Weapons only from reliable partners
In the wake of the war in Ukraine, Europe is experiencing a period of military build-up, which is also linked to the purchase of new or upgrading of existing weapon systems. The downside, however, is the long waiting times, which is why there is an increasing call for alternative and inherently untested suppliers of weapon systems.
First and foremost, it should be noted that the Czech Republic as a country is not so rich that it can buy cheap stuff, and the period during which the majority society will tolerate increased defence spending may not last forever. It is therefore necessary to use these funds efficiently and economically. Consideration should also be given to possible future developments in the security environment, not only in Europe, but also, for example, in the Indo-Pacific, where the attention and capabilities of the United States are shifting, and which, even within the framework of the newly issued National Security Strategy, is calling on European allies to increase their contributions to European defence and not to rely solely on the US armed forces. Strengthening the defence capabilities of European states can, among other things, contribute to strengthening their overall influence.
Given the Czech Republic's membership in the North Atlantic Alliance, a logical solution is to purchase, at best, combat-proven weapons systems from reliable Alliance members or friendly countries (Sweden, Finland), which can support not only allies but also overall interoperability and greatly simplify logistics, which we know from the experience of Ukraine is often a decisive factor on the battlefield. On the other hand, it is also wise to consider the maximum use of our Czech companies, whose products are of high quality and globally competitive. For example, we can consider increasing Czech capacities for the production of standard NATO ammunition so that, if necessary, we will not only be dependent on supplies from abroad, but will also be able to play the role of one of the suppliers of ammunition to the fighting allied forces in the event of a war.
The State of Israel is a certain exception among reliable partners, as it can provide (and has been providing for a long time) the Czech Republic and other states with high-end weapon systems, ranging from anti-tank guided missiles to radars to the SPYDER air defence system. Although Israel is often subjected to some criticism in relation to Ukraine (and critical voices have been heard from the United States as well), it should be remembered that Israel is in a very complex security situation and every step it takes in the international security arena must be carefully considered. It would therefore be wrong to restrict or even end cooperation with Israel in any way and to make the 'excuse' that we do not agree with its policy on arms exports to Ukraine. Of course, even in this case, we cannot rely on one supplier alone, but we must look for possible universal solutions.

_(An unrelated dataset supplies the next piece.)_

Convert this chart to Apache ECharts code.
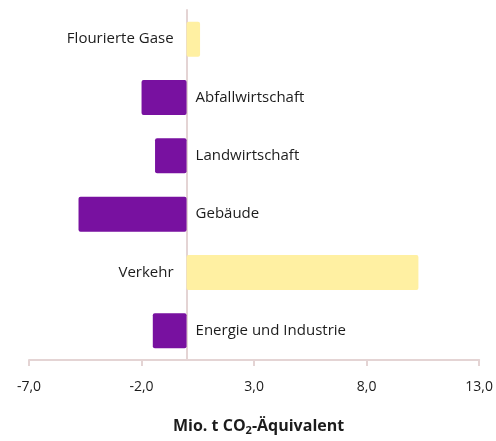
<!DOCTYPE html>
<html>
<head>
<meta charset="utf-8">
<script src="https://cdn.jsdelivr.net/npm/echarts@6/dist/echarts.min.js"></script>
<style>
  html, body { margin: 0; padding: 0; background: #fff; }
  #chart { width: 496px; height: 441px; }
</style>
</head>
<body>
<div id="chart"></div>
<script>
// Sectors, top to bottom
const sectors = ['Flourierte Gase', 'Abfallwirtschaft', 'Landwirtschaft', 'Gebäude', 'Verkehr', 'Energie und Industrie'];
// Change in Mio. t CO2-equivalent per sector
const changes = [0.6, -2.0, -1.4, -4.8, 10.3, -1.5];
// X axis ticks
const xTicks = [-7, -2, 3, 8, 13];

const PURPLE = '#7811a0';
const YELLOW = '#fff0a2';
const AXIS = '#e4d4d4';
const TEXT = '#1c1c1c';
const FONT = '"Open Sans", "Noto Sans", sans-serif';

const barData = changes.map((v, i) => ({
  value: v,
  name: sectors[i],
  itemStyle: { color: v >= 0 ? YELLOW : PURPLE },
  label: {
    position: v >= 0 ? 'left' : 'right',
    distance: v >= 0 ? 13 : 9
  }
}));

const chart = echarts.init(document.getElementById('chart'), null, { renderer: 'canvas' });
chart.setOption({
  animation: false,
  backgroundColor: '#ffffff',
  grid: { left: 29, right: 16, top: 10, bottom: 78, containLabel: false },
  xAxis: {
    type: 'value',
    min: xTicks[0],
    max: xTicks[xTicks.length - 1],
    interval: 5,
    splitLine: { show: false },
    axisLine: { show: true, onZero: false, lineStyle: { color: AXIS, width: 2 } },
    axisTick: { show: true, length: 6, lineStyle: { color: AXIS, width: 2 } },
    axisLabel: {
      margin: 20,
      color: TEXT,
      fontFamily: FONT,
      fontSize: 14,
      formatter: v => v.toFixed(1).replace('.', ',')
    },
    name: '{b|Mio. t CO}{s|2}{b|-Äquivalent}',
    nameLocation: 'middle',
    nameGap: 57,
    nameTextStyle: {
      padding: [0, 0, 0, 9],
      rich: {
        b: { fontFamily: FONT, fontSize: 16, fontWeight: 'bold', color: TEXT },
        s: { fontFamily: FONT, fontSize: 11, fontWeight: 'bold', color: TEXT, padding: [8, 0, 0, 0] }
      }
    }
  },
  yAxis: {
    type: 'category',
    data: sectors,
    inverse: true,
    axisLine: { show: true, onZero: true, lineStyle: { color: AXIS, width: 2 } },
    axisTick: { show: false },
    axisLabel: { show: false },
    splitLine: { show: false }
  },
  series: [{
    type: 'bar',
    data: barData,
    barCategoryGap: '40%',
    itemStyle: { borderRadius: 2 },
    label: {
      show: true,
      formatter: p => p.name,
      color: TEXT,
      fontFamily: FONT,
      fontSize: 15
    }
  }]
});
</script>
</body>
</html>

Picture: SPYDER anti-aircraft missile set. The Czech Army will receive a total of four batteries of this system by 2026, based on the Czech-Israeli intergovernmental agreement of October 2021. | Ministry of Defence of the Czech Republic
The second partner often mentioned is South Korea, which has been mentioned in the Czech Republic, particularly in connection with the delivery of K2 Black Panther tanks. Although the South Korean defence industry is technologically very advanced and in some segments cooperation may be interesting for the Czech Republic, it is questionable whether this cooperation will be worthwhile in the context of our future defence capability. The biggest threat to South Korea at the moment is its northern neighbour, where a long-standing dispute between the two countries could escalate into a high-intensity open conflict. Another threat in relation to South Korea is the possible conflict in the East and South China Seas and the consequent inability to export any goods from South Korea. This reflection is not intended to damage South Korea as such, but merely to reflect on the suitability and security of potential supplies from that country. If we were then to consider transferring production and know-how to the Czech Republic, this would mean significantly increased costs and it is questionable whether this would be worthwhile at all given the low number of pieces of equipment being purchased.
Whether it is rocket launchers, transport aircraft or even advanced weapon systems such as medium-range missiles, it is necessary to think systemically and not to give in to feelings and assumptions. Purchasing weapons from states that are not sure whether they will be able to deliver them on time and in the quantities required is very dangerous in terms of the current security situation and may, in the extreme case, lead to an inability to cooperate within the Alliance. Therefore, attention should be focused on the purchase (and future servicing) of field-tested systems from reliable suppliers within the Alliance, or Sweden or Finland, so that the cooperation and combat capability of the Alliance as a whole is not jeopardised in the future. This could be fatal in the context of today's and especially the future security environment, in which two or three high-intensity conflicts may take place simultaneously. An equally important factor to be taken into account, especially in the case of the Czech Republic, is also the versatility and independence from only one supplier, so that in the event of supply shortfalls we will still be able to cover the needs of the Czech Armed Forces from other sources.